> Problem statement
Output the full listing below exactly, without the pictures.

> Information shown
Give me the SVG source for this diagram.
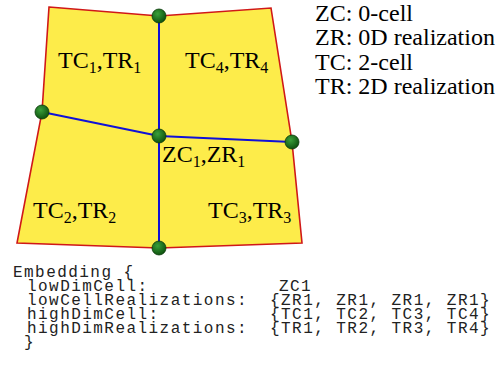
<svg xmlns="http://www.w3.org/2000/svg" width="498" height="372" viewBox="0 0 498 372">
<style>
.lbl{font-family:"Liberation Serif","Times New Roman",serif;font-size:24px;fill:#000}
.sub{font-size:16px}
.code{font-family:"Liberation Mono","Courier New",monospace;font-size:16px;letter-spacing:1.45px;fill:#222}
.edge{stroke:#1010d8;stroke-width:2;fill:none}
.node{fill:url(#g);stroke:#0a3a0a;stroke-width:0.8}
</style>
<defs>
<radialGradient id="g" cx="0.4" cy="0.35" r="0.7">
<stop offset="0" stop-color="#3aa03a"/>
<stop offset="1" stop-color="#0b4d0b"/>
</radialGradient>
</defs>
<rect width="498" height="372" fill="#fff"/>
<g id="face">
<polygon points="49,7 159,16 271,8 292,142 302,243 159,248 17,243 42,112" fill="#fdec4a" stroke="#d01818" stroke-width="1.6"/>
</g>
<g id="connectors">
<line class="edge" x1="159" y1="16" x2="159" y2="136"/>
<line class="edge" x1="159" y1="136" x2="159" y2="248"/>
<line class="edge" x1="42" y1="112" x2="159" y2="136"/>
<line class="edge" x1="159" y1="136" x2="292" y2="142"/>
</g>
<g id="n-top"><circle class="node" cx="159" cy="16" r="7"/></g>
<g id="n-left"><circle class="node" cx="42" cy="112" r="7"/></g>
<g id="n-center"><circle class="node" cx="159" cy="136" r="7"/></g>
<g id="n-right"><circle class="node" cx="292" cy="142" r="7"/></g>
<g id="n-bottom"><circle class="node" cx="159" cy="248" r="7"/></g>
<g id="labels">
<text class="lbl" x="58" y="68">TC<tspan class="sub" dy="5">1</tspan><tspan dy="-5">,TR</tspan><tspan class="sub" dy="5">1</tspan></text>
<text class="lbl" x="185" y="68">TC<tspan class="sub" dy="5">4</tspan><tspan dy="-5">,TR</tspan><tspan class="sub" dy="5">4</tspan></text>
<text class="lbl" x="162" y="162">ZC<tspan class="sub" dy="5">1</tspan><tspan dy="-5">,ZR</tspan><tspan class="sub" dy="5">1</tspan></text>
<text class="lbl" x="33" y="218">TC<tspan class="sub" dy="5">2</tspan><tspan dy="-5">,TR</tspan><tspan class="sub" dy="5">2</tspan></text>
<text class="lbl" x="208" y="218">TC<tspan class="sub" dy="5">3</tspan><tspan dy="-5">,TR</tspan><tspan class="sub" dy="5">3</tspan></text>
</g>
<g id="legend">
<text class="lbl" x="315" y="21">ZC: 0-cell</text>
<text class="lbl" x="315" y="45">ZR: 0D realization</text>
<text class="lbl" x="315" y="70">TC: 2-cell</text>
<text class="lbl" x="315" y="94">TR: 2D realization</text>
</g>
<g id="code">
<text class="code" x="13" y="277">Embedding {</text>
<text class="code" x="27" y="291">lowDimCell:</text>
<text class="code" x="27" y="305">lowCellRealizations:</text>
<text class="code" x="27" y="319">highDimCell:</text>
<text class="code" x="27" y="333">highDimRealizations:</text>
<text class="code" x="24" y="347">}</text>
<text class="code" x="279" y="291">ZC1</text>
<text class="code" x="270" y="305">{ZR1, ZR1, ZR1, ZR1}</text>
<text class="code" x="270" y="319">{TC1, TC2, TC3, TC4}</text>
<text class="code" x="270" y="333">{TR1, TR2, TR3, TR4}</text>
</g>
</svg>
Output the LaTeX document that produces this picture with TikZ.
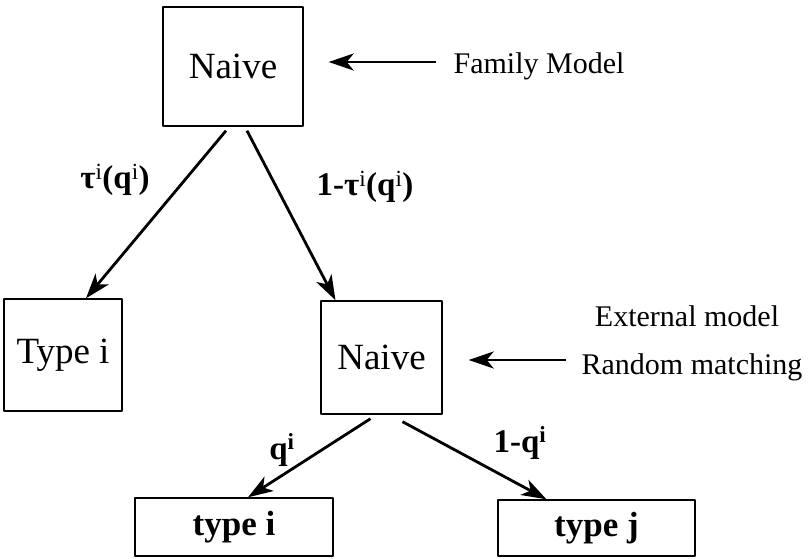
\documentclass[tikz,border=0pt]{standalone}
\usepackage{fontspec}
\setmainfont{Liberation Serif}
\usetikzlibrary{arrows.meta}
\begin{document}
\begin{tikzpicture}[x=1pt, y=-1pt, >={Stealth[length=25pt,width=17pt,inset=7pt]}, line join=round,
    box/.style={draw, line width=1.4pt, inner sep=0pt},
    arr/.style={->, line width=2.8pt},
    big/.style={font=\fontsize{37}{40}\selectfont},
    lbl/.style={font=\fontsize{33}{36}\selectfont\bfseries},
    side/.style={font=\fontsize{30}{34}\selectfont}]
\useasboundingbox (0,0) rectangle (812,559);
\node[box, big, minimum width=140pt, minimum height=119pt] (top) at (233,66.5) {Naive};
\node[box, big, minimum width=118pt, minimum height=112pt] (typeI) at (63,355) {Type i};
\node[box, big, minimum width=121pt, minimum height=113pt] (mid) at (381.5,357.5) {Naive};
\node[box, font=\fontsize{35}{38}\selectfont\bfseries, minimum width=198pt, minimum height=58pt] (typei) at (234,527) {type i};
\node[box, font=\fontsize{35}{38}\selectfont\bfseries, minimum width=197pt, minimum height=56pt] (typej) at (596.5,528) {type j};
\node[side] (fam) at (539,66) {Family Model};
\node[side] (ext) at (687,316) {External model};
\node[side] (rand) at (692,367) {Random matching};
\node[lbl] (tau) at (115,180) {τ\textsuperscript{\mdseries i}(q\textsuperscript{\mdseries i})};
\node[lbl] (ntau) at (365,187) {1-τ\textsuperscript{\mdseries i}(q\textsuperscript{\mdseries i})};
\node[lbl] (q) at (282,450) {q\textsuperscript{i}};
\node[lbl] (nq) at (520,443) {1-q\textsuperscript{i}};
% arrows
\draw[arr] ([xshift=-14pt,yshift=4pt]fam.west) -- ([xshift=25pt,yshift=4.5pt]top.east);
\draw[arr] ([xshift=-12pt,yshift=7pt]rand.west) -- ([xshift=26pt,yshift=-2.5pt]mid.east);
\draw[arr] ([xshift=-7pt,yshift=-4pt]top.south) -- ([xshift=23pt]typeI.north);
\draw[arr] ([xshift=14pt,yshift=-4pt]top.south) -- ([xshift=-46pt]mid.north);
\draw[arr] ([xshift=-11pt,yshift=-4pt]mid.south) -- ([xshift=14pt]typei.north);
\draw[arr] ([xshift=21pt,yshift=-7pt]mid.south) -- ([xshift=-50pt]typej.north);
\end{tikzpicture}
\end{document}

> Written response
Give me the SVG source for this diagram.
<svg xmlns="http://www.w3.org/2000/svg" width="498" height="372" viewBox="0 0 498 372">
<style>
.lbl{font-family:"Liberation Serif","Times New Roman",serif;font-size:24px;fill:#000}
.sub{font-size:16px}
.code{font-family:"Liberation Mono","Courier New",monospace;font-size:16px;letter-spacing:1.45px;fill:#222}
.edge{stroke:#1010d8;stroke-width:2;fill:none}
.node{fill:url(#g);stroke:#0a3a0a;stroke-width:0.8}
</style>
<defs>
<radialGradient id="g" cx="0.4" cy="0.35" r="0.7">
<stop offset="0" stop-color="#3aa03a"/>
<stop offset="1" stop-color="#0b4d0b"/>
</radialGradient>
</defs>
<rect width="498" height="372" fill="#fff"/>
<g id="face">
<polygon points="49,7 159,16 271,8 292,142 302,243 159,248 17,243 42,112" fill="#fdec4a" stroke="#d01818" stroke-width="1.6"/>
</g>
<g id="connectors">
<line class="edge" x1="159" y1="16" x2="159" y2="136"/>
<line class="edge" x1="159" y1="136" x2="159" y2="248"/>
<line class="edge" x1="42" y1="112" x2="159" y2="136"/>
<line class="edge" x1="159" y1="136" x2="292" y2="142"/>
</g>
<g id="n-top"><circle class="node" cx="159" cy="16" r="7"/></g>
<g id="n-left"><circle class="node" cx="42" cy="112" r="7"/></g>
<g id="n-center"><circle class="node" cx="159" cy="136" r="7"/></g>
<g id="n-right"><circle class="node" cx="292" cy="142" r="7"/></g>
<g id="n-bottom"><circle class="node" cx="159" cy="248" r="7"/></g>
<g id="labels">
<text class="lbl" x="58" y="68">TC<tspan class="sub" dy="5">1</tspan><tspan dy="-5">,TR</tspan><tspan class="sub" dy="5">1</tspan></text>
<text class="lbl" x="185" y="68">TC<tspan class="sub" dy="5">4</tspan><tspan dy="-5">,TR</tspan><tspan class="sub" dy="5">4</tspan></text>
<text class="lbl" x="162" y="162">ZC<tspan class="sub" dy="5">1</tspan><tspan dy="-5">,ZR</tspan><tspan class="sub" dy="5">1</tspan></text>
<text class="lbl" x="33" y="218">TC<tspan class="sub" dy="5">2</tspan><tspan dy="-5">,TR</tspan><tspan class="sub" dy="5">2</tspan></text>
<text class="lbl" x="208" y="218">TC<tspan class="sub" dy="5">3</tspan><tspan dy="-5">,TR</tspan><tspan class="sub" dy="5">3</tspan></text>
</g>
<g id="legend">
<text class="lbl" x="315" y="21">ZC: 0-cell</text>
<text class="lbl" x="315" y="45">ZR: 0D realization</text>
<text class="lbl" x="315" y="70">TC: 2-cell</text>
<text class="lbl" x="315" y="94">TR: 2D realization</text>
</g>
<g id="code">
<text class="code" x="13" y="277">Embedding {</text>
<text class="code" x="27" y="291">lowDimCell:</text>
<text class="code" x="27" y="305">lowCellRealizations:</text>
<text class="code" x="27" y="319">highDimCell:</text>
<text class="code" x="27" y="333">highDimRealizations:</text>
<text class="code" x="24" y="347">}</text>
<text class="code" x="279" y="291">ZC1</text>
<text class="code" x="270" y="305">{ZR1, ZR1, ZR1, ZR1}</text>
<text class="code" x="270" y="319">{TC1, TC2, TC3, TC4}</text>
<text class="code" x="270" y="333">{TR1, TR2, TR3, TR4}</text>
</g>
</svg>
Output the LaTeX document that produces this picture with TikZ.
\documentclass[tikz,border=0pt]{standalone}
\usepackage{fontspec}
\setmainfont{Liberation Serif}
\usetikzlibrary{arrows.meta}
\begin{document}
\begin{tikzpicture}[x=1pt, y=-1pt, >={Stealth[length=25pt,width=17pt,inset=7pt]}, line join=round,
    box/.style={draw, line width=1.4pt, inner sep=0pt},
    arr/.style={->, line width=2.8pt},
    big/.style={font=\fontsize{37}{40}\selectfont},
    lbl/.style={font=\fontsize{33}{36}\selectfont\bfseries},
    side/.style={font=\fontsize{30}{34}\selectfont}]
\useasboundingbox (0,0) rectangle (812,559);
\node[box, big, minimum width=140pt, minimum height=119pt] (top) at (233,66.5) {Naive};
\node[box, big, minimum width=118pt, minimum height=112pt] (typeI) at (63,355) {Type i};
\node[box, big, minimum width=121pt, minimum height=113pt] (mid) at (381.5,357.5) {Naive};
\node[box, font=\fontsize{35}{38}\selectfont\bfseries, minimum width=198pt, minimum height=58pt] (typei) at (234,527) {type i};
\node[box, font=\fontsize{35}{38}\selectfont\bfseries, minimum width=197pt, minimum height=56pt] (typej) at (596.5,528) {type j};
\node[side] (fam) at (539,66) {Family Model};
\node[side] (ext) at (687,316) {External model};
\node[side] (rand) at (692,367) {Random matching};
\node[lbl] (tau) at (115,180) {τ\textsuperscript{\mdseries i}(q\textsuperscript{\mdseries i})};
\node[lbl] (ntau) at (365,187) {1-τ\textsuperscript{\mdseries i}(q\textsuperscript{\mdseries i})};
\node[lbl] (q) at (282,450) {q\textsuperscript{i}};
\node[lbl] (nq) at (520,443) {1-q\textsuperscript{i}};
% arrows
\draw[arr] ([xshift=-14pt,yshift=4pt]fam.west) -- ([xshift=25pt,yshift=4.5pt]top.east);
\draw[arr] ([xshift=-12pt,yshift=7pt]rand.west) -- ([xshift=26pt,yshift=-2.5pt]mid.east);
\draw[arr] ([xshift=-7pt,yshift=-4pt]top.south) -- ([xshift=23pt]typeI.north);
\draw[arr] ([xshift=14pt,yshift=-4pt]top.south) -- ([xshift=-46pt]mid.north);
\draw[arr] ([xshift=-11pt,yshift=-4pt]mid.south) -- ([xshift=14pt]typei.north);
\draw[arr] ([xshift=21pt,yshift=-7pt]mid.south) -- ([xshift=-50pt]typej.north);
\end{tikzpicture}
\end{document}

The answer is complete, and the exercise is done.